*INSTRUCTIONS TO FOLLOW*
Exclude the pictures and return every line exactly as written.

[Start of ENTRIES SHOWN]

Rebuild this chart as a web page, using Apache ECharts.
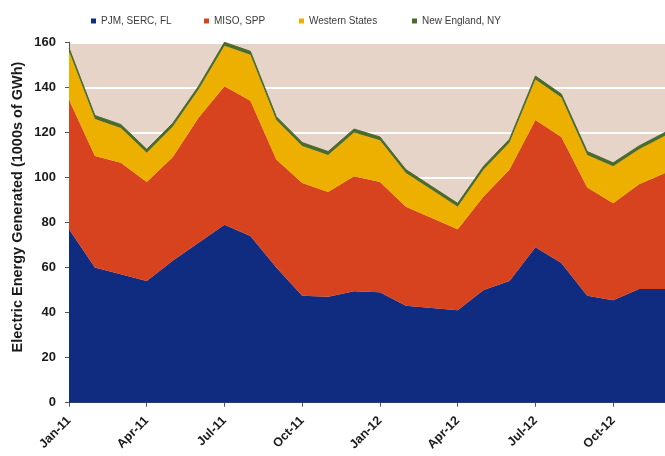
<!DOCTYPE html>
<html>
<head>
<meta charset="utf-8">
<script src="https://cdn.jsdelivr.net/npm/echarts@6/dist/echarts.min.js"></script>
<style>html,body{margin:0;padding:0;background:#fff;}#c{width:665px;height:456px;}</style>
</head>
<body>
<div id="c"></div>
<script>
const months = ["Jan-11","Feb-11","Mar-11","Apr-11","May-11","Jun-11","Jul-11","Aug-11","Sep-11","Oct-11","Nov-11","Dec-11",
                "Jan-12","Feb-12","Mar-12","Apr-12","May-12","Jun-12","Jul-12","Aug-12","Sep-12","Oct-12","Nov-12","Dec-12"];
const pjm = [77, 60, 57, 54, 63, 71, 79, 74, 60, 47.5, 47, 49.5, 49, 43, 42, 41, 50, 54, 69, 62, 47.5, 45.5, 50.5, 50.5];
const miso = [57.5, 49.5, 49.5, 44, 46, 55.5, 61.5, 60, 48, 50, 46.5, 51, 49, 44, 40, 36, 41.5, 49.5, 56.5, 56, 48, 43, 46.5, 51.5];
const western = [21.5, 16.5, 15.5, 13, 13.5, 12.5, 18, 20.5, 17.5, 16.5, 16.5, 19.5, 18.5, 15, 12.5, 10, 12, 12, 18, 17.5, 14.5, 16.5, 15.5, 16.5];
const newEngland = [1.5, 1.5, 1.5, 1.5, 1.5, 1.5, 1.5, 1.5, 1.5, 1.5, 1.5, 1.5, 1.5, 1.5, 1.5, 1.5, 1.5, 1.5, 1.5, 1.5, 1.5, 1.5, 1.5, 1.5];
const seriesNames = ['PJM, SERC, FL', 'MISO, SPP', 'Western States', 'New England, NY'];
const yTicks = [0, 20, 40, 60, 80, 100, 120, 140, 160];
const yTitle = 'Electric Energy Generated (1000s of GWh)';

const chart = echarts.init(document.getElementById('c'), null, {renderer: 'canvas'});
function s(name, data, color, lw) {
  return {
    name: name, type: 'line', stack: 'total', data: data, showSymbol: false, symbol: 'none',
    itemStyle: {color: color},
    lineStyle: {width: lw, color: color},
    areaStyle: {color: color, opacity: 1},
    emphasis: {disabled: true}
  };
}
const legendLefts = [86, 199, 294, 407];
const font = 'Liberation Sans, Arial, sans-serif';
chart.setOption({
  animation: false,
  textStyle: {fontFamily: font},
  legend: seriesNames.map((n, i) => ({
    top: 11, left: legendLefts[i], icon: 'rect', itemWidth: 5, itemHeight: 5, itemGap: 0,
    textStyle: {fontSize: 10, color: '#3a3a3a', fontFamily: font},
    data: [n]
  })),
  graphic: [{
    type: 'text', x: 18, y: 207, rotation: Math.PI / 2,
    style: {text: yTitle, fontSize: 14.5, fontWeight: 'bold', fill: '#1a1a1a', fontFamily: font,
      align: 'center', verticalAlign: 'middle'}
  }],
  grid: {left: 69, top: 42.3, bottom: 53.3, right: -4, show: true, backgroundColor: '#E7D4C9', borderWidth: 0, containLabel: false},
  xAxis: {
    type: 'category', data: months, boundaryGap: false,
    axisLine: {lineStyle: {color: '#555', width: 1}},
    axisTick: {interval: 2, length: 4, lineStyle: {color: '#555'}},
    axisLabel: {interval: 2, rotate: 45, fontSize: 12.5, fontWeight: 'bold', color: '#1a1a1a', margin: 16},
    splitLine: {show: false}
  },
  yAxis: {
    type: 'value', min: 0, max: 160, interval: 20,
    axisLine: {show: true, lineStyle: {color: '#555', width: 1}},
    axisTick: {show: true, length: 4, lineStyle: {color: '#555'}},
    axisLabel: {fontSize: 13, fontWeight: 'bold', color: '#1a1a1a', margin: 13,
      formatter: v => yTicks.includes(v) ? String(v) : ''},
    splitLine: {show: true, lineStyle: {color: '#FFFFFF', width: 2}}
  },
  series: [
    s(seriesNames[0], pjm, '#102C80', 0),
    s(seriesNames[1], miso, '#D8431F', 0),
    s(seriesNames[2], western, '#EDB000', 0),
    s(seriesNames[3], newEngland, '#4B6B2B', 1)
  ]
});
</script>
</body>
</html>
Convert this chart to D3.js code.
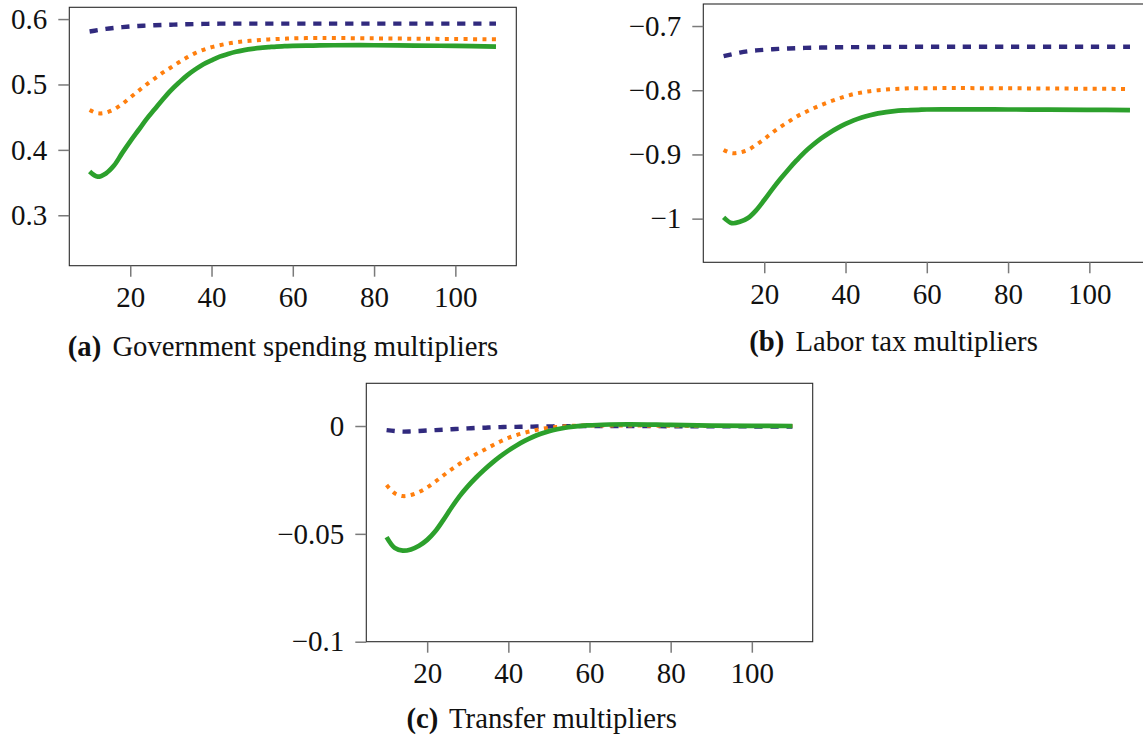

[End of ENTRIES SHOWN]

*OUTPUT FOR THIS TASK*
Rebuild this chart as a web page, using Apache ECharts.
<!DOCTYPE html>
<html>
<head>
<meta charset="utf-8">
<script src="https://cdn.jsdelivr.net/npm/echarts@6/dist/echarts.min.js"></script>
<style>html,body{margin:0;padding:0;background:#fff;}#c{width:665px;height:456px;}</style>
</head>
<body>
<div id="c"></div>
<script>
const months = ["Jan-11","Feb-11","Mar-11","Apr-11","May-11","Jun-11","Jul-11","Aug-11","Sep-11","Oct-11","Nov-11","Dec-11",
                "Jan-12","Feb-12","Mar-12","Apr-12","May-12","Jun-12","Jul-12","Aug-12","Sep-12","Oct-12","Nov-12","Dec-12"];
const pjm = [77, 60, 57, 54, 63, 71, 79, 74, 60, 47.5, 47, 49.5, 49, 43, 42, 41, 50, 54, 69, 62, 47.5, 45.5, 50.5, 50.5];
const miso = [57.5, 49.5, 49.5, 44, 46, 55.5, 61.5, 60, 48, 50, 46.5, 51, 49, 44, 40, 36, 41.5, 49.5, 56.5, 56, 48, 43, 46.5, 51.5];
const western = [21.5, 16.5, 15.5, 13, 13.5, 12.5, 18, 20.5, 17.5, 16.5, 16.5, 19.5, 18.5, 15, 12.5, 10, 12, 12, 18, 17.5, 14.5, 16.5, 15.5, 16.5];
const newEngland = [1.5, 1.5, 1.5, 1.5, 1.5, 1.5, 1.5, 1.5, 1.5, 1.5, 1.5, 1.5, 1.5, 1.5, 1.5, 1.5, 1.5, 1.5, 1.5, 1.5, 1.5, 1.5, 1.5, 1.5];
const seriesNames = ['PJM, SERC, FL', 'MISO, SPP', 'Western States', 'New England, NY'];
const yTicks = [0, 20, 40, 60, 80, 100, 120, 140, 160];
const yTitle = 'Electric Energy Generated (1000s of GWh)';

const chart = echarts.init(document.getElementById('c'), null, {renderer: 'canvas'});
function s(name, data, color, lw) {
  return {
    name: name, type: 'line', stack: 'total', data: data, showSymbol: false, symbol: 'none',
    itemStyle: {color: color},
    lineStyle: {width: lw, color: color},
    areaStyle: {color: color, opacity: 1},
    emphasis: {disabled: true}
  };
}
const legendLefts = [86, 199, 294, 407];
const font = 'Liberation Sans, Arial, sans-serif';
chart.setOption({
  animation: false,
  textStyle: {fontFamily: font},
  legend: seriesNames.map((n, i) => ({
    top: 11, left: legendLefts[i], icon: 'rect', itemWidth: 5, itemHeight: 5, itemGap: 0,
    textStyle: {fontSize: 10, color: '#3a3a3a', fontFamily: font},
    data: [n]
  })),
  graphic: [{
    type: 'text', x: 18, y: 207, rotation: Math.PI / 2,
    style: {text: yTitle, fontSize: 14.5, fontWeight: 'bold', fill: '#1a1a1a', fontFamily: font,
      align: 'center', verticalAlign: 'middle'}
  }],
  grid: {left: 69, top: 42.3, bottom: 53.3, right: -4, show: true, backgroundColor: '#E7D4C9', borderWidth: 0, containLabel: false},
  xAxis: {
    type: 'category', data: months, boundaryGap: false,
    axisLine: {lineStyle: {color: '#555', width: 1}},
    axisTick: {interval: 2, length: 4, lineStyle: {color: '#555'}},
    axisLabel: {interval: 2, rotate: 45, fontSize: 12.5, fontWeight: 'bold', color: '#1a1a1a', margin: 16},
    splitLine: {show: false}
  },
  yAxis: {
    type: 'value', min: 0, max: 160, interval: 20,
    axisLine: {show: true, lineStyle: {color: '#555', width: 1}},
    axisTick: {show: true, length: 4, lineStyle: {color: '#555'}},
    axisLabel: {fontSize: 13, fontWeight: 'bold', color: '#1a1a1a', margin: 13,
      formatter: v => yTicks.includes(v) ? String(v) : ''},
    splitLine: {show: true, lineStyle: {color: '#FFFFFF', width: 2}}
  },
  series: [
    s(seriesNames[0], pjm, '#102C80', 0),
    s(seriesNames[1], miso, '#D8431F', 0),
    s(seriesNames[2], western, '#EDB000', 0),
    s(seriesNames[3], newEngland, '#4B6B2B', 1)
  ]
});
</script>
</body>
</html>
Convert this chart to D3.js code.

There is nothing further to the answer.